An automatic interplanetary station for a mission to Venus has been developed in the second half of 1960.
The first successful launch of LV carrying the automatic interplanetary station took place on February 12, 1961. The automatic station with upper stage L was placed into orbit. It flied around the Earth and was the first in the world to escape for Venus over the Equatorial Africa. This station was named as "Venera-1".
On November 1, 1962 an automatic interplanetary station was first successfully launched to Mars. The station was named as "Mars-1".

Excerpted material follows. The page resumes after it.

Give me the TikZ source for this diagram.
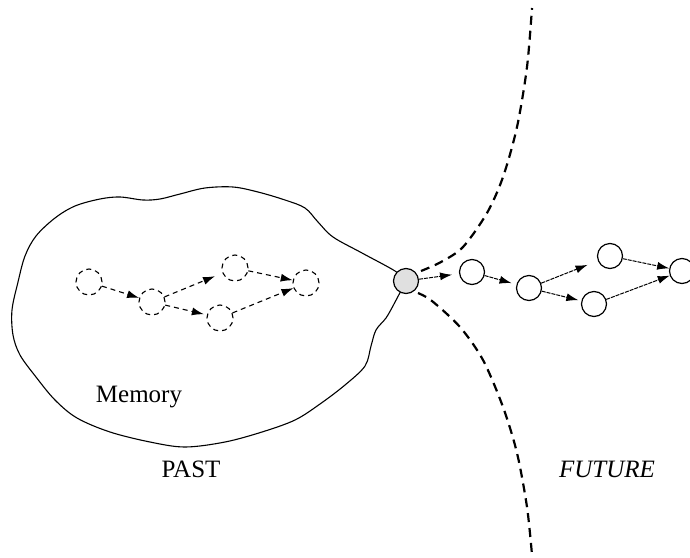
\documentclass[tikz,border=0pt]{standalone}
\usepackage{fontspec}
\setmainfont{Liberation Serif}
\usetikzlibrary{arrows.meta}
\begin{document}
\begin{tikzpicture}[x=1pt,y=-1pt,
  mem/.style={circle,draw,dashed,dash pattern=on 5pt off 4pt,line width=1.1pt,minimum size=26pt,inner sep=0pt},
  fut/.style={circle,draw,line width=1.2pt,minimum size=25pt,inner sep=0pt,fill=white},
  now/.style={circle,draw,line width=1.2pt,minimum size=25pt,inner sep=0pt,fill=black!12},
  memarrow/.style={dashed,dash pattern=on 5pt off 4pt,line width=1.1pt,-{Latex[length=12pt,width=8pt]}},
  futarrow/.style={line width=1pt,dash pattern=on 4pt off 1pt,-{Latex[length=12pt,width=8pt]}},
  border/.style={dashed,dash pattern=on 9pt off 6pt,line width=2.2pt},
  lbl/.style={font=\fontsize{25}{25}\selectfont,inner sep=0pt}]
\useasboundingbox (0,0) rectangle (690,557);
% memory blob
\draw[line width=1.1pt] plot[smooth,tension=0.55] coordinates {(406,281) (395,271) (362,253) (333,237) (318,222) (305,208) (285,200) (258,192) (233,187) (205,188) (180,194) (160,199) (143,200) (120,197) (100,199) (75,206) (55,218) (36,236) (25,256) (18,282) (12,310) (13,335) (20,355) (36,377) (55,400) (77,418) (110,432) (150,442) (185,447) (225,442) (262,432) (295,420) (320,404) (345,385) (365,366) (371,346) (376,330) (386,318) (394,304) (406,281)};
% boundary curves
\draw[border] plot[smooth] coordinates {(421,271) (441,262) (463,247) (487,213) (503,177) (517,127) (527,67) (532,8)};
\draw[border] plot[smooth] coordinates {(418,293) (432,301) (460,327) (483,360) (503,407) (517,453) (527,507) (532,555)};
% memory nodes
\node[mem] (d1) at (89,282) {};
\node[mem] (d2) at (152,302) {};
\node[mem] (d3) at (235,268) {};
\node[mem] (d4) at (220,318) {};
\node[mem] (d5) at (306,283) {};
\draw[memarrow] (d1) -- (d2);
\draw[memarrow,shorten >=8pt] (d2) -- (d3);
\draw[memarrow,shorten >=3pt] (d2) -- (d4);
\draw[memarrow] (d3) -- (d5);
\draw[memarrow] (d4) -- (d5);
% present and future
\node[now] (g) at (406,281) {};
\node[fut] (f1) at (472,272) {};
\node[fut] (f2) at (529,288) {};
\node[fut] (f3) at (610,256) {};
\node[fut] (f4) at (594,304) {};
\node[fut] (f5) at (682,271) {};
\draw[futarrow,shorten >=7pt] (g) -- (f1);
\draw[futarrow,shorten >=5pt] (f1) -- (f2);
\draw[futarrow,shorten >=11pt] (f2) -- (f3);
\draw[futarrow,shorten >=3pt] (f2) -- (f4);
\draw[futarrow] (f3) -- (f5);
\draw[futarrow] (f4) -- (f5);
% labels
\node[lbl,anchor=base] (mem) at (139,402) {Memory};
\node[lbl,anchor=base] (past) at (191,477) {PAST};
\node[lbl,anchor=base] (future) at (607,477) {\itshape FUTURE};
\end{tikzpicture}
\end{document}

Transportation of four-stage launch vehicle carrying
the automatic interplanetary station

Installation of four-stage launch vehicle carrying
the automatic interplanetary station to the launch pad

In a period from October 1960 to March 1964, a series of LV accidents occurred because of a failure to ignite the stage L engine. Through analyzing the accidents their cause was revealed. It was a design error resulting in a failure to ignite the stage IV (stage L) engine.
Stage L was provided with an individual engine ignition unit which truss structure accommodated the attitude control and stabilization system and the engine automatics including storage batteries. The control system, 70s before the stage L engine ignition, had to switch power supply of the attitude control and stabilization system from the engine ignition batteries to batteries of stage L. However, power was not switched and stage was uncontrollable for 70s. The stage operation would be successful if angular disturbances did not change its position beyond limits, power at that moment being switched from the stage L control system. With the disturbances beyond limits, gyroscopes came against stops and the engine of stage L could not be ignited. The error that caused so many troubles was eliminated. On April 24, 1964 the automatic interplanetary station was launched to Venus and without critical comments regarding the launch vehicle.
It should be noted that stage L was first injected from a transfer in space environment. Its flight conditions, environment, exposure to different factors were unknown. There was much to discover, to encounter for the first time, but there was no place to learn and nobody to teach. Lessons were learned only from our own experience. This accounts for a large number stage L failures. An additional difficulty was that stage L was launched over the Atlantic, in the Guinean Gulf region. To receive telemetry form stage IV in real time was impossible at that time. Information was transmitted from the ships of the Command and Measuring Complex only in records and with a long delay.
On April 23, 1965 this launch vehicle delivered active data relay satellite Molniya-1 to the artificial Earth satellite orbit for purpose of developing a radio communication line between Moscow and Vladivostok. On May 1, 1965, via this satellite, citizens of the Far East were watching on their TV sets a direct transmission of the Military Parade and demonstration at the Red Square in Moscow. Since that event, LV was named "Molniya".